WHAT TO DO: Check every line of the entries for "with", and copy the lines that hold it.

RECORD EXTRACTS:
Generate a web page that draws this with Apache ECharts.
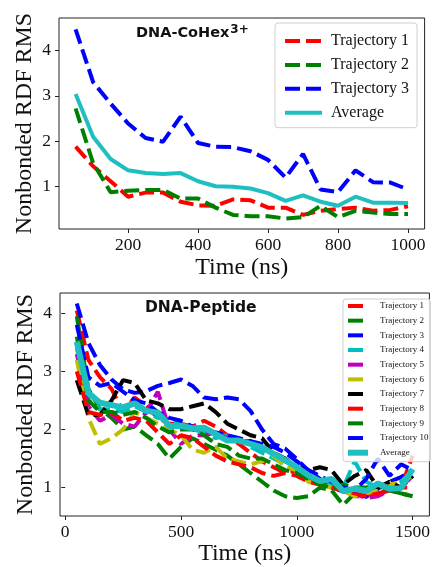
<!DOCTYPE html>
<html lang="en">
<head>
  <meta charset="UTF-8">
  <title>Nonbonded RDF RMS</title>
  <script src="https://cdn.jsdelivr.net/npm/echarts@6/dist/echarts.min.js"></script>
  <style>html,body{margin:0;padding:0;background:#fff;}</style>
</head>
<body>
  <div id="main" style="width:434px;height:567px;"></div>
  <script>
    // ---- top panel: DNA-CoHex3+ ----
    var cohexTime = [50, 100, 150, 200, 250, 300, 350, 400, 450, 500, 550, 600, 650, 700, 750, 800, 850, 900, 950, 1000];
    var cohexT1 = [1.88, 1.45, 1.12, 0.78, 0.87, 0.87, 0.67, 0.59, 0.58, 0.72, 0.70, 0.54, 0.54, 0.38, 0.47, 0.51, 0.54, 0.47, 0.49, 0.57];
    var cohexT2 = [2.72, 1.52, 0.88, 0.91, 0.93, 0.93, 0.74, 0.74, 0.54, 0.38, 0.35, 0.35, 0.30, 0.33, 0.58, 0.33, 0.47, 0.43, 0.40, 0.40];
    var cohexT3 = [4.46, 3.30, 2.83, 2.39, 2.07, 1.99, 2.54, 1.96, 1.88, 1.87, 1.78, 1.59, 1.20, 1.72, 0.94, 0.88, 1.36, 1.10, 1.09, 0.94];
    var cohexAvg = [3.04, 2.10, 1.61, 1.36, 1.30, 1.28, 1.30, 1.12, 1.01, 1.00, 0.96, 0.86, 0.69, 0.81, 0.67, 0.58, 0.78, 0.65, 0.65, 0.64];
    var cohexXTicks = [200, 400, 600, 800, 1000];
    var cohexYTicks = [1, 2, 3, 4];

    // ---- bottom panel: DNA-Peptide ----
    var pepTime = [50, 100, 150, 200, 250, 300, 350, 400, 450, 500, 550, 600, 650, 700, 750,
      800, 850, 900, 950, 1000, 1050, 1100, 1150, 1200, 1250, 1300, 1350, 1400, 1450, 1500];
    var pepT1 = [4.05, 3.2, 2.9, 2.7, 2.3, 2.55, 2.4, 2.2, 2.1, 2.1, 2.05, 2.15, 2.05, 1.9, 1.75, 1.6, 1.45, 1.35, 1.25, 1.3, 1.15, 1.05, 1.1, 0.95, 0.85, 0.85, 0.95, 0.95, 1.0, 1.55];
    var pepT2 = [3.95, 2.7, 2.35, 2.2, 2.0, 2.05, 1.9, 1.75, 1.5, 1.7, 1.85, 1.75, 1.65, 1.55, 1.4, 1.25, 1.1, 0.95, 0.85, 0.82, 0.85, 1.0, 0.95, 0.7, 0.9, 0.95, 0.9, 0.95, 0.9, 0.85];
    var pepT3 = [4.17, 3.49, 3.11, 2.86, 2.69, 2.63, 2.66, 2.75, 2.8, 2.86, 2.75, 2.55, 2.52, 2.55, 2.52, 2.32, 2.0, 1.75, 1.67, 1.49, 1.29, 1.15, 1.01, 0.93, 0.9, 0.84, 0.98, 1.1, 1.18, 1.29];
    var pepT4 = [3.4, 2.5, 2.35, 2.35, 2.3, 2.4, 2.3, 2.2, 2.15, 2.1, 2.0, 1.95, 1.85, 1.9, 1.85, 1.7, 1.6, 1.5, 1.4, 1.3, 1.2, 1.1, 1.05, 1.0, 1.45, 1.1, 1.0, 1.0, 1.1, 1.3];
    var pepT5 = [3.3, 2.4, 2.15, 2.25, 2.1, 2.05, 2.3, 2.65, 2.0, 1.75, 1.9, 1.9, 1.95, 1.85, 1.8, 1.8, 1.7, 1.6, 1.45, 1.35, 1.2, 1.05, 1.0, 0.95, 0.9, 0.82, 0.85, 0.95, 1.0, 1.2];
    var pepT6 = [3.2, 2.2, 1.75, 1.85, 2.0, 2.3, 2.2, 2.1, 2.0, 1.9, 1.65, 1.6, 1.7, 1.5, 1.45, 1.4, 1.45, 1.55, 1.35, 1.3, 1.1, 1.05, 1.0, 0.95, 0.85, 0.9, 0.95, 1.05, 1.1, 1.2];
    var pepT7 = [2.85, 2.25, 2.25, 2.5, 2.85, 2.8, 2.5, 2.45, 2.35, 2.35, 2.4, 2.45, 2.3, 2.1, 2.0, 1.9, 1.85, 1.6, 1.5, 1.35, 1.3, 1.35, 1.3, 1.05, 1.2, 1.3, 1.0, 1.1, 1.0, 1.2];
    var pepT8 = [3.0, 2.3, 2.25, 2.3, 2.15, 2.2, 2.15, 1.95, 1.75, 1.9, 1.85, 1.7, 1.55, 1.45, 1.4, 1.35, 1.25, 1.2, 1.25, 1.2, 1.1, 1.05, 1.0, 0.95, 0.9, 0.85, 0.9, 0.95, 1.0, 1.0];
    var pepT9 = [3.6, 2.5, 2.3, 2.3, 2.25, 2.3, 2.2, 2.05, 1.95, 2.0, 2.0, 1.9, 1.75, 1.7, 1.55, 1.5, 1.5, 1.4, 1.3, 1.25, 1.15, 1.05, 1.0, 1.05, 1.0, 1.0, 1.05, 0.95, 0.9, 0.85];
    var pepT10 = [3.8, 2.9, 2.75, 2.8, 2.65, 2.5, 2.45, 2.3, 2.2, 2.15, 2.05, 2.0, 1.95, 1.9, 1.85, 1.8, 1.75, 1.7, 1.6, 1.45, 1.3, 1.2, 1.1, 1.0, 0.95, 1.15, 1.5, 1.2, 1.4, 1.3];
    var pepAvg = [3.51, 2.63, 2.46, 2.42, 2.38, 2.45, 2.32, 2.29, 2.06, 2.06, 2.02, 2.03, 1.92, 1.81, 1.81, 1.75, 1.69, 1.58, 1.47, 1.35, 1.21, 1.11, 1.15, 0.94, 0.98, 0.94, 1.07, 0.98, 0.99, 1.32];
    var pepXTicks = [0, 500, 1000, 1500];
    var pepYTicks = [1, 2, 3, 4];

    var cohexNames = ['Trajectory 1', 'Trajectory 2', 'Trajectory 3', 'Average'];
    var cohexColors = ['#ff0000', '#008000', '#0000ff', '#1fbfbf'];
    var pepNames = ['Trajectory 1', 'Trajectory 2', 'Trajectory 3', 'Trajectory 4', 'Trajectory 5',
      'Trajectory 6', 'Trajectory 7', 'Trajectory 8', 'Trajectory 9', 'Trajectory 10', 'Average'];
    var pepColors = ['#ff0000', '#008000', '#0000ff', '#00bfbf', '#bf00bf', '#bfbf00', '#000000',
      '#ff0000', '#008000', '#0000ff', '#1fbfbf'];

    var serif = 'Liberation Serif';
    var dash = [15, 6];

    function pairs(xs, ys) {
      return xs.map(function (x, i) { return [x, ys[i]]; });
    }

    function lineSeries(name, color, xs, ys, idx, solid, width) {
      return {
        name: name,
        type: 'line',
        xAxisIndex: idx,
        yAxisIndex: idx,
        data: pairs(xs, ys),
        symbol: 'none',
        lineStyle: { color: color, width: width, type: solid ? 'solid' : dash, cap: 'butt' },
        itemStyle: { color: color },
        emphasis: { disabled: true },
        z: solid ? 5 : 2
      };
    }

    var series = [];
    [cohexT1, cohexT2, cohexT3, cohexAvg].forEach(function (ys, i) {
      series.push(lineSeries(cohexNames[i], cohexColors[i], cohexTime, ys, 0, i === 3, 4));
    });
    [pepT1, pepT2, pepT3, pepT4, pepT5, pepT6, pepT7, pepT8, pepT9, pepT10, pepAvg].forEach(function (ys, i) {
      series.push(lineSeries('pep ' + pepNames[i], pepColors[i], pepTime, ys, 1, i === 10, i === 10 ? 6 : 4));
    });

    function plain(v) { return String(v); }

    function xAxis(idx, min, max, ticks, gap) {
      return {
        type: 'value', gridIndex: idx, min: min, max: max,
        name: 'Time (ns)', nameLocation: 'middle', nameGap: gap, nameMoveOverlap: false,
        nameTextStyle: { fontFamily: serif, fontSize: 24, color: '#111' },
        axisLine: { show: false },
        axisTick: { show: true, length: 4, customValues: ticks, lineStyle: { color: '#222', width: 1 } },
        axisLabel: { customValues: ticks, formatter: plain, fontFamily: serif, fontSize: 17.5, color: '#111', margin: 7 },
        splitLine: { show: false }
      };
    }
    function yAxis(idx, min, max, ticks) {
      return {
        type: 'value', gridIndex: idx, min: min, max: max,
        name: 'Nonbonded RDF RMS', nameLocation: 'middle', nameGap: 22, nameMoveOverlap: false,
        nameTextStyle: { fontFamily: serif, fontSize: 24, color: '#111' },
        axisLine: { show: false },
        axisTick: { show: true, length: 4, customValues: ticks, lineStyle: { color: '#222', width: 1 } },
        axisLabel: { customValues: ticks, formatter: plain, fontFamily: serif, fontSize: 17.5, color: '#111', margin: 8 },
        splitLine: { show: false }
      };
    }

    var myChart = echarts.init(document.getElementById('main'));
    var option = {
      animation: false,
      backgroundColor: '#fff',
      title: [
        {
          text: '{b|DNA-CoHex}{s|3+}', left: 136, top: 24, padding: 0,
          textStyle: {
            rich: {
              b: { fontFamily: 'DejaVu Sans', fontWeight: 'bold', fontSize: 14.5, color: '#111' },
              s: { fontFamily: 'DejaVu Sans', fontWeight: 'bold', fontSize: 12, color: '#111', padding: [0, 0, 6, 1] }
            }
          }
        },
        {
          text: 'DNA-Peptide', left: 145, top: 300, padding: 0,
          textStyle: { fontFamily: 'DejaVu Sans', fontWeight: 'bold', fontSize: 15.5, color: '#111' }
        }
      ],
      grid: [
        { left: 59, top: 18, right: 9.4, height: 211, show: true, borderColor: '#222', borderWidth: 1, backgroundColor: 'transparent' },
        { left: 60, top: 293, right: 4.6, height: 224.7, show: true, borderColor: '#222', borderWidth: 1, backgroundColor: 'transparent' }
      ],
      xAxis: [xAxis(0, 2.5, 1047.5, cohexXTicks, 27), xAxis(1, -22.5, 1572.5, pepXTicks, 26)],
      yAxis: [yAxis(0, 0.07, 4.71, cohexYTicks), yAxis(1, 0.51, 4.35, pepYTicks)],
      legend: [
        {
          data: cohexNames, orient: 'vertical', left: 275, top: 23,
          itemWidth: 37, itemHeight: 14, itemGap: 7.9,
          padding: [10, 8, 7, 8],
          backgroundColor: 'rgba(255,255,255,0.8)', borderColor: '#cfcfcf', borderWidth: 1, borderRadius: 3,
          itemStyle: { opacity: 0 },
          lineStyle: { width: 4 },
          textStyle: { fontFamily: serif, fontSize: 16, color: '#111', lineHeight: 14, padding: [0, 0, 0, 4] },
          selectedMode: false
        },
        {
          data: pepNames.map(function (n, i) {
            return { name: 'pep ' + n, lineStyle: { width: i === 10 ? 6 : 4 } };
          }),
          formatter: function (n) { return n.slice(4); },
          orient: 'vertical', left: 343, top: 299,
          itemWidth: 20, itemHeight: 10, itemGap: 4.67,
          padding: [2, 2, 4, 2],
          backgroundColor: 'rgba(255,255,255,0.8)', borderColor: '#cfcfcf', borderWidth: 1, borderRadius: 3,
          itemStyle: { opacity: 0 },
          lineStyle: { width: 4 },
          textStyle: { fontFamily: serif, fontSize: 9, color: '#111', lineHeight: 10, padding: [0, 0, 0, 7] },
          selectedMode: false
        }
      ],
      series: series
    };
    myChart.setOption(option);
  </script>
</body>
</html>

...

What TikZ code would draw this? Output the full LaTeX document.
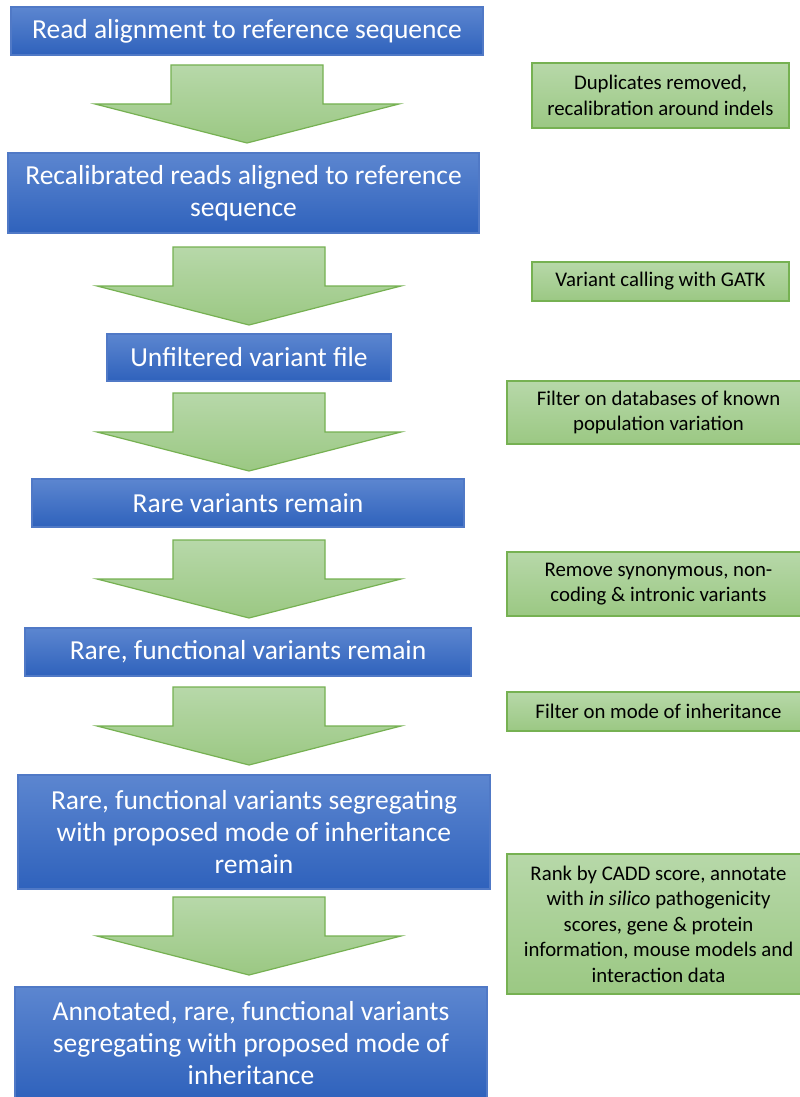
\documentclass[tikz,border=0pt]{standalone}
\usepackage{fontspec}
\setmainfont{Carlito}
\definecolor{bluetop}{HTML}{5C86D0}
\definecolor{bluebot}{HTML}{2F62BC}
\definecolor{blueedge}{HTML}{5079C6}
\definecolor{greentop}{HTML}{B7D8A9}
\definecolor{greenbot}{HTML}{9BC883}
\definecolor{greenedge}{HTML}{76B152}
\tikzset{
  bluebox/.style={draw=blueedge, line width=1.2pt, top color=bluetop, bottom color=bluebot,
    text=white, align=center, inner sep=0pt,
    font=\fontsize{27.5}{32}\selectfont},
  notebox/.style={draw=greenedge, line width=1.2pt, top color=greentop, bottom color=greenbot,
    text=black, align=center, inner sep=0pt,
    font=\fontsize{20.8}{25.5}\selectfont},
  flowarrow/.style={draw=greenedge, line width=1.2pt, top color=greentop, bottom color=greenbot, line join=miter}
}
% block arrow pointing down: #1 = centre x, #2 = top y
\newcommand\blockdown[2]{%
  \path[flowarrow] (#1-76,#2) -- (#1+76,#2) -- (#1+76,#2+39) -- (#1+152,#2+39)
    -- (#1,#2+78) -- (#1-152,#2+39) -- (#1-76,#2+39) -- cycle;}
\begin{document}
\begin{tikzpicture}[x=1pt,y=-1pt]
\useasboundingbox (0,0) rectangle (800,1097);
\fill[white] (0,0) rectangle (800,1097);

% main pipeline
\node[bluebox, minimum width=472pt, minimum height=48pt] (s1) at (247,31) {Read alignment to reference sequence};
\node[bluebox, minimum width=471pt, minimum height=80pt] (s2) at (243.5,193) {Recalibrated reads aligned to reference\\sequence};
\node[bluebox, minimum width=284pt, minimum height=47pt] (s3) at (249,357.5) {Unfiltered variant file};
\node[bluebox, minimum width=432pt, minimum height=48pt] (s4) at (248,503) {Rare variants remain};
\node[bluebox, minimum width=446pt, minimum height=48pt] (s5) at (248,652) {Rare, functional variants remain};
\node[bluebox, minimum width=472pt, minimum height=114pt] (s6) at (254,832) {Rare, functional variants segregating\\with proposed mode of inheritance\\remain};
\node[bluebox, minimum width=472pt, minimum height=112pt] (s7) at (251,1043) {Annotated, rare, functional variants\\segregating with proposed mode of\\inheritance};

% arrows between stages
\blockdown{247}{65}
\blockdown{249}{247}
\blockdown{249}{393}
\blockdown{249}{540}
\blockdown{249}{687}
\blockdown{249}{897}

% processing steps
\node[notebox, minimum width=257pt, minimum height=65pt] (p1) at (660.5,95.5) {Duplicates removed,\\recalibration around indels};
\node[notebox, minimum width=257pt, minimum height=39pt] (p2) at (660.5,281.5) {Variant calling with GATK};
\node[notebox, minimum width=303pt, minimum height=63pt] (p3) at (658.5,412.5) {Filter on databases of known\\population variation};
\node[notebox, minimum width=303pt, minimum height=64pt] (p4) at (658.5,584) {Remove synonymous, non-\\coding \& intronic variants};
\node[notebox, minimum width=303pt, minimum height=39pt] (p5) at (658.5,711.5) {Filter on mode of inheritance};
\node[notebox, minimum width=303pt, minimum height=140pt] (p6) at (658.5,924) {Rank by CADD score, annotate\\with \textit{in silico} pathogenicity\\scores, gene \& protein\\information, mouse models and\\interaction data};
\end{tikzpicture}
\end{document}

WORKED ANSWER:
Generate a web page that draws this with Apache ECharts.
\node[bluebox, minimum width=472pt, minimum height=114pt] (s6) at (254,832) {Rare, functional variants segregating\\with proposed mode of inheritance\\remain};
\node[bluebox, minimum width=472pt, minimum height=112pt] (s7) at (251,1043) {Annotated, rare, functional variants\\segregating with proposed mode of\\inheritance};
\node[notebox, minimum width=257pt, minimum height=39pt] (p2) at (660.5,281.5) {Variant calling with GATK};
\node[notebox, minimum width=303pt, minimum height=140pt] (p6) at (658.5,924) {Rank by CADD score, annotate\\with \textit{in silico} pathogenicity\\scores, gene \& protein\\information, mouse models and\\interaction data};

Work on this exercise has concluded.